Mr. Barnett was critical of two groups of people: Hog farmers, along with Smithfield Foods, and lawmakers. He wrote how our farms degrade eastern North Carolina and how we “treat swaths of eastern North Carolina as cesspools.” And he wrote that a rally held to support Joey Carter – whose farm is being closed down after the outcome of the second nuisance trail – was the work of “Republican lawmakers” who voters ‘should toss out’ of office.
Mr. Barnett didn’t have a kind word to say about either farmers or lawmakers– he views nuisance lawsuits that put farmers out of business as a virtue and views lawmakers who disagree as wrong.
But are farmers the villains he describes? Let’s step back and examine a couple facts. Four of Joey Carter’s neighbors, who live closer to his farm than the two plaintiffs in the second trial, testified Carter’s farm is not a nuisance to them. So did the jury awarding the two plaintiffs $25 million make sense? Or did justice run amuck in a Raleigh courtroom? Stop to remember how these lawsuits started: A group of lawyers from out-of-state came to North Carolina and went door-to-door signing up clients so they could sue farmers like Joey Carter. The proposition they made to their potential clients was simple: You join our lawsuits, we’ll pay the bills, and if we win you’ll get part of the money.
Ned Barnett never mentioned that fact in his editorial.

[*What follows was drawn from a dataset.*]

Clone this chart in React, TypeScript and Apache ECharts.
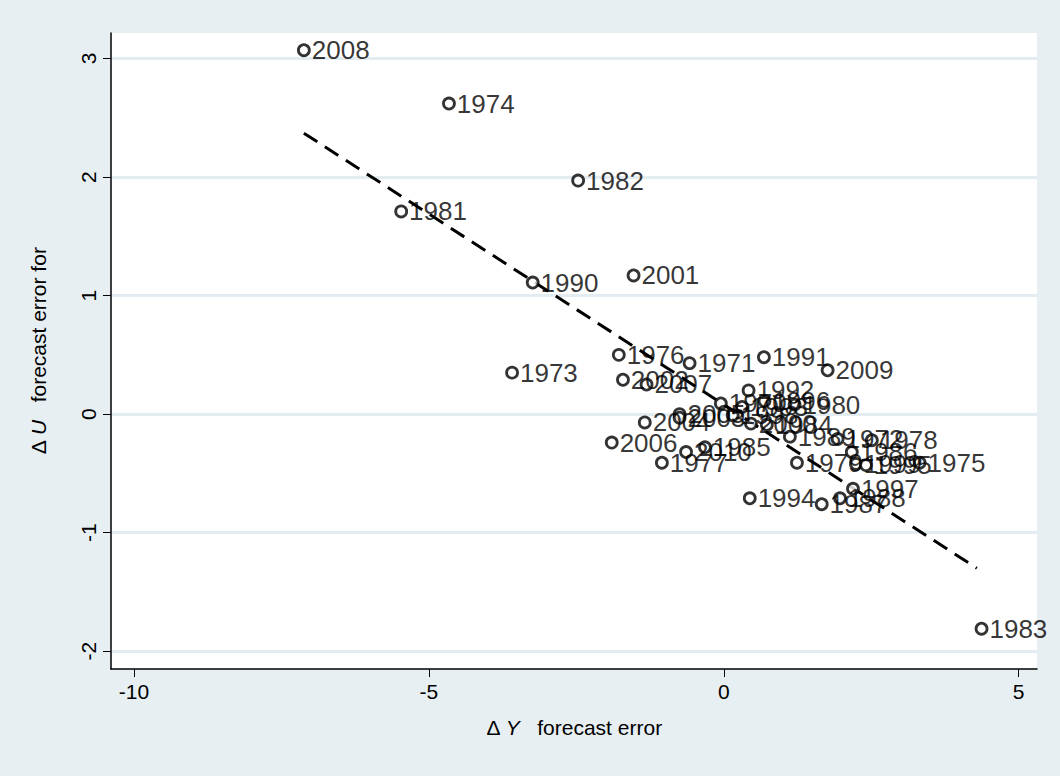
import { useEffect, useRef } from "react";
import * as echarts from "echarts";

const years = [
  "2008", "1974", "1982", "1981", "1990", "2001", "1976", "1973", "2002", "2007",
  "1971", "1991", "2009", "1992", "1970", "1993", "1996", "1980", "2005", "2003",
  "2004", "2000", "1998", "1984", "1989", "1972", "1978", "1986", "1999", "1995",
  "1975", "2006", "1985", "2010", "1977", "1979", "1994", "1987", "1997", "1988",
  "1983",
];
const dY = [
  -7.12, -4.66, -2.47, -5.47, -3.24, -1.53, -1.78, -3.59, -1.71, -1.31,
  -0.58, 0.68, 1.76, 0.42, -0.05, 0.31, 0.69, 1.2, -0.75, -0.75,
  -1.34, 0.46, 0.15, 0.73, 1.12, 1.93, 2.51, 2.17, 2.24, 2.41,
  3.32, -1.9, -0.32, -0.64, -1.05, 1.24, 0.44, 1.66, 2.19, 1.97,
  4.37,
];
const dU = [
  3.07, 2.62, 1.97, 1.71, 1.11, 1.17, 0.5, 0.35, 0.29, 0.25,
  0.43, 0.48, 0.37, 0.2, 0.09, 0.06, 0.11, 0.08, 0.0, -0.03,
  -0.07, -0.08, -0.01, -0.09, -0.19, -0.21, -0.22, -0.32, -0.42, -0.43,
  -0.41, -0.24, -0.28, -0.32, -0.41, -0.41, -0.71, -0.76, -0.63, -0.71,
  -1.81,
];
const fitX = [-7.12, 4.29];
const fitY = [2.37, -1.3];
const xTicks = [-10, -5, 0, 5];
const yTicks = [-2, -1, 0, 1, 2, 3];

export default function App() {
  const ref = useRef<HTMLDivElement>(null);

  useEffect(() => {
    document.body.style.margin = "0";
    if (!ref.current) return;
    const chart = echarts.init(ref.current, null, { renderer: "svg" });
    const font = "Arial, 'Liberation Sans', sans-serif";
    const rich = {
      a: { fontSize: 21, color: "#000", fontFamily: font },
      b: { fontSize: 21, color: "#000", fontStyle: "italic", fontFamily: font },
    };
    chart.setOption({
      animation: false,
      backgroundColor: "#e8eff3",
      textStyle: { fontFamily: font },
      grid: { left: 111, right: 23, top: 33, bottom: 107, show: true, backgroundColor: "#ffffff", borderWidth: 0 },
      xAxis: {
        type: "value",
        min: -10.39,
        max: 5.31,
        axisLine: { show: true, onZero: false, lineStyle: { color: "#000", width: 1.5 } },
        axisTick: { show: true, length: 8, lineStyle: { color: "#000" }, customValues: xTicks },
        axisLabel: { color: "#000", fontSize: 21, margin: 12, customValues: xTicks, formatter: (v: number) => String(v) },
        splitLine: { show: false },
        name: "{a|Δ }{b|Y}{a|   forecast error}",
        nameLocation: "middle",
        nameGap: 48,
        nameTextStyle: { rich },
      },
      yAxis: {
        type: "value",
        min: -2.15,
        max: 3.215,
        axisLine: { show: true, onZero: false, lineStyle: { color: "#000", width: 1.5 } },
        axisTick: { show: true, length: 8, lineStyle: { color: "#000" }, customValues: yTicks },
        axisLabel: { color: "#000", fontSize: 21, rotate: 90, margin: 12, customValues: yTicks, formatter: (v: number) => String(v) },
        splitLine: { show: true, lineStyle: { color: "#e3edf1", width: 3 } },
        name: "{a|Δ }{b|U}{a|   forecast error for}",
        nameLocation: "middle",
        nameGap: 62,
        nameTextStyle: { rich },
      },
      series: [
        {
          type: "line",
          data: fitX.map((x, i) => [x, fitY[i]]),
          showSymbol: false,
          lineStyle: { color: "#000", width: 3, type: [16, 9] },
          z: 1,
        },
        {
          type: "scatter",
          data: dY.map((x, i) => [x, dU[i], years[i]]),
          symbol: "circle",
          symbolSize: 11,
          itemStyle: { color: "#fff", borderColor: "#000", borderWidth: 2.8 },
          label: {
            show: true,
            position: "right",
            distance: 1,
            color: "#000",
            textBorderWidth: 0,
            fontSize: 26,
            fontFamily: font,
            formatter: (p: any) => p.value[2],
          },
          labelLayout: { hideOverlap: false },
          z: 2,
        },
      ],
    });
    return () => chart.dispose();
  }, []);

  return <div ref={ref} style={{ width: 1060, height: 776 }} />;
}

And worse, the same fact was ignored during the trial. (The judge decided jurors should not be told how these lawsuits began.)The original out-of-state lawyers are now gone, replaced by another group of lawyers from Texas, and you have to give those Texas lawyers credit: They’re lethal in a courtroom. And their lawsuits have also been lethal to farmers. Both of the farms they sued over are being shut down. Which is the reason lawmakers decided it was time to strengthen legislation to protect farmers from predatory lawyers, whose lawsuits threaten to cripple a pillar of eastern North Carolina’s economy.
As I said, I raise hogs. However, even when I disagree with Mr. Barnett, I respect his right to have his say. But, at the same time, people need to hear both sides. I’m also grateful to Lt. Governor Dan Forest, Agriculture Commissioner Steve Troxler, and to Republican – and Democratic – lawmakers for taking a stand for farmers like me.